(What you should do) Return the material word for word. Do not include pictures.

(Data block)
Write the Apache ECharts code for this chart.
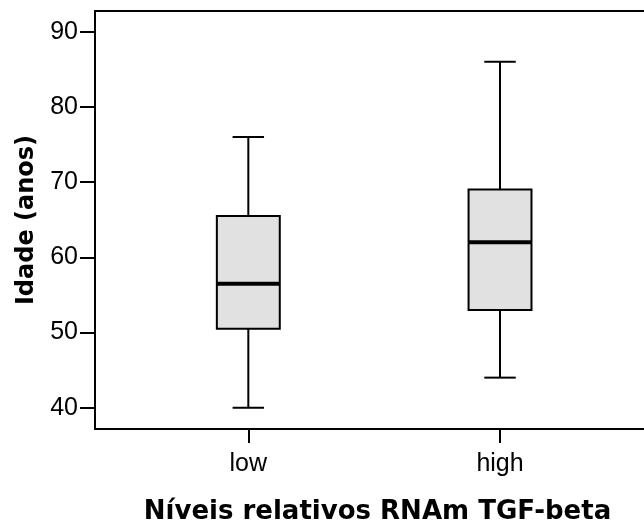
<!DOCTYPE html>
<html>
<head>
<meta charset="utf-8">
<script src="https://cdn.jsdelivr.net/npm/echarts@6/dist/echarts.min.js"></script>
<style>
  html, body { margin: 0; padding: 0; background: #fff; }
  #chart { width: 644px; height: 530px; }
</style>
</head>
<body>
<div id="chart"></div>
<script>
// ---- Data ----
const categories = ['low', 'high'];
const categoryPositions = [1, 2];
const minVals = [40, 44];
const q1Vals = [50.5, 53];
const medianVals = [56.5, 62];
const q3Vals = [65.5, 69];
const maxVals = [76, 86];
const yTicks = [40, 50, 60, 70, 80, 90];
const yTitle = 'Idade (anos)';
const xTitle = 'Níveis relativos RNAm TGF-beta';

const boxData = categories.map((c, i) => [
  categoryPositions[i], minVals[i], q1Vals[i], medianVals[i], q3Vals[i], maxVals[i]
]);

const chart = echarts.init(document.getElementById('chart'), null, { renderer: 'canvas' });

function renderBox(params, api) {
  const x = api.value(0);
  const pMin = api.coord([x, api.value(1)]);
  const pQ1 = api.coord([x, api.value(2)]);
  const pMed = api.coord([x, api.value(3)]);
  const pQ3 = api.coord([x, api.value(4)]);
  const pMax = api.coord([x, api.value(5)]);
  const cx = pMin[0];
  const bw = api.size([0.25, 0])[0];
  const cw = bw / 2;
  const lineStyle = { stroke: '#000', lineWidth: 2 };
  return {
    type: 'group',
    children: [
      { type: 'line', shape: { x1: cx, y1: pMax[1], x2: cx, y2: pQ3[1] }, style: lineStyle },
      { type: 'line', shape: { x1: cx, y1: pQ1[1], x2: cx, y2: pMin[1] }, style: lineStyle },
      { type: 'line', shape: { x1: cx - cw / 2, y1: pMax[1], x2: cx + cw / 2, y2: pMax[1] }, style: lineStyle },
      { type: 'line', shape: { x1: cx - cw / 2, y1: pMin[1], x2: cx + cw / 2, y2: pMin[1] }, style: lineStyle },
      { type: 'rect', shape: { x: cx - bw / 2, y: pQ3[1], width: bw, height: pQ1[1] - pQ3[1] },
        style: { fill: '#e1e1e1', stroke: '#000', lineWidth: 2 } },
      { type: 'line', shape: { x1: cx - bw / 2, y1: pMed[1], x2: cx + bw / 2, y2: pMed[1] },
        style: { stroke: '#000', lineWidth: 4 } }
    ]
  };
}

const xMin = 0.3909, xMax = 2.572;

const option = {
  animation: false,
  backgroundColor: '#ffffff',
  grid: { left: 95, top: 11, right: 0, bottom: 101, show: false },
  xAxis: [{
    type: 'value',
    min: xMin,
    max: xMax,
    splitLine: { show: false },
    axisLine: { show: true, lineStyle: { color: '#000', width: 2 } },
    axisTick: { show: true, length: 14, customValues: categoryPositions, lineStyle: { color: '#000', width: 2 } },
    axisLabel: {
      show: true, customValues: categoryPositions, margin: 23,
      formatter: v => categories[categoryPositions.indexOf(v)] || '',
      color: '#000', fontSize: 25, fontFamily: 'Liberation Sans'
    },
    name: xTitle,
    nameLocation: 'middle',
    nameGap: 70,
    nameTextStyle: { color: '#000', fontSize: 26, fontWeight: 'bold', fontFamily: 'DejaVu Sans', padding: [0, 0, 0, 16] }
  }, {
    type: 'value',
    position: 'top',
    min: xMin,
    max: xMax,
    splitLine: { show: false },
    axisLine: { show: true, lineStyle: { color: '#000', width: 2 } },
    axisTick: { show: false },
    axisLabel: { show: false }
  }],
  yAxis: {
    type: 'value',
    min: 37.17,
    max: 92.75,
    splitLine: { show: false },
    axisLine: { show: true, lineStyle: { color: '#000', width: 2 } },
    axisTick: { show: true, length: 15, customValues: yTicks, lineStyle: { color: '#000', width: 2 } },
    axisLabel: {
      show: true, customValues: yTicks, margin: 17,
      color: '#000', fontSize: 25, fontFamily: 'Liberation Sans'
    },
    name: yTitle,
    nameLocation: 'middle',
    nameGap: 56,
    nameTextStyle: { color: '#000', fontSize: 24, fontWeight: 'bold', fontFamily: 'DejaVu Sans' }
  },
  series: [{
    type: 'custom',
    renderItem: renderBox,
    xAxisIndex: 0,
    encode: { x: 0, y: [1, 2, 3, 4, 5] },
    data: boxData,
    clip: false
  }]
};
chart.setOption(option);
</script>
</body>
</html>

(Task result)
Write the Apache ECharts code for this chart.
<!DOCTYPE html>
<html>
<head>
<meta charset="utf-8">
<script src="https://cdn.jsdelivr.net/npm/echarts@6/dist/echarts.min.js"></script>
<style>
  html, body { margin: 0; padding: 0; background: #fff; }
  #chart { width: 644px; height: 530px; }
</style>
</head>
<body>
<div id="chart"></div>
<script>
// ---- Data ----
const categories = ['low', 'high'];
const categoryPositions = [1, 2];
const minVals = [40, 44];
const q1Vals = [50.5, 53];
const medianVals = [56.5, 62];
const q3Vals = [65.5, 69];
const maxVals = [76, 86];
const yTicks = [40, 50, 60, 70, 80, 90];
const yTitle = 'Idade (anos)';
const xTitle = 'Níveis relativos RNAm TGF-beta';

const boxData = categories.map((c, i) => [
  categoryPositions[i], minVals[i], q1Vals[i], medianVals[i], q3Vals[i], maxVals[i]
]);

const chart = echarts.init(document.getElementById('chart'), null, { renderer: 'canvas' });

function renderBox(params, api) {
  const x = api.value(0);
  const pMin = api.coord([x, api.value(1)]);
  const pQ1 = api.coord([x, api.value(2)]);
  const pMed = api.coord([x, api.value(3)]);
  const pQ3 = api.coord([x, api.value(4)]);
  const pMax = api.coord([x, api.value(5)]);
  const cx = pMin[0];
  const bw = api.size([0.25, 0])[0];
  const cw = bw / 2;
  const lineStyle = { stroke: '#000', lineWidth: 2 };
  return {
    type: 'group',
    children: [
      { type: 'line', shape: { x1: cx, y1: pMax[1], x2: cx, y2: pQ3[1] }, style: lineStyle },
      { type: 'line', shape: { x1: cx, y1: pQ1[1], x2: cx, y2: pMin[1] }, style: lineStyle },
      { type: 'line', shape: { x1: cx - cw / 2, y1: pMax[1], x2: cx + cw / 2, y2: pMax[1] }, style: lineStyle },
      { type: 'line', shape: { x1: cx - cw / 2, y1: pMin[1], x2: cx + cw / 2, y2: pMin[1] }, style: lineStyle },
      { type: 'rect', shape: { x: cx - bw / 2, y: pQ3[1], width: bw, height: pQ1[1] - pQ3[1] },
        style: { fill: '#e1e1e1', stroke: '#000', lineWidth: 2 } },
      { type: 'line', shape: { x1: cx - bw / 2, y1: pMed[1], x2: cx + bw / 2, y2: pMed[1] },
        style: { stroke: '#000', lineWidth: 4 } }
    ]
  };
}

const xMin = 0.3909, xMax = 2.572;

const option = {
  animation: false,
  backgroundColor: '#ffffff',
  grid: { left: 95, top: 11, right: 0, bottom: 101, show: false },
  xAxis: [{
    type: 'value',
    min: xMin,
    max: xMax,
    splitLine: { show: false },
    axisLine: { show: true, lineStyle: { color: '#000', width: 2 } },
    axisTick: { show: true, length: 14, customValues: categoryPositions, lineStyle: { color: '#000', width: 2 } },
    axisLabel: {
      show: true, customValues: categoryPositions, margin: 23,
      formatter: v => categories[categoryPositions.indexOf(v)] || '',
      color: '#000', fontSize: 25, fontFamily: 'Liberation Sans'
    },
    name: xTitle,
    nameLocation: 'middle',
    nameGap: 70,
    nameTextStyle: { color: '#000', fontSize: 26, fontWeight: 'bold', fontFamily: 'DejaVu Sans', padding: [0, 0, 0, 16] }
  }, {
    type: 'value',
    position: 'top',
    min: xMin,
    max: xMax,
    splitLine: { show: false },
    axisLine: { show: true, lineStyle: { color: '#000', width: 2 } },
    axisTick: { show: false },
    axisLabel: { show: false }
  }],
  yAxis: {
    type: 'value',
    min: 37.17,
    max: 92.75,
    splitLine: { show: false },
    axisLine: { show: true, lineStyle: { color: '#000', width: 2 } },
    axisTick: { show: true, length: 15, customValues: yTicks, lineStyle: { color: '#000', width: 2 } },
    axisLabel: {
      show: true, customValues: yTicks, margin: 17,
      color: '#000', fontSize: 25, fontFamily: 'Liberation Sans'
    },
    name: yTitle,
    nameLocation: 'middle',
    nameGap: 56,
    nameTextStyle: { color: '#000', fontSize: 24, fontWeight: 'bold', fontFamily: 'DejaVu Sans' }
  },
  series: [{
    type: 'custom',
    renderItem: renderBox,
    xAxisIndex: 0,
    encode: { x: 0, y: [1, 2, 3, 4, 5] },
    data: boxData,
    clip: false
  }]
};
chart.setOption(option);
</script>
</body>
</html>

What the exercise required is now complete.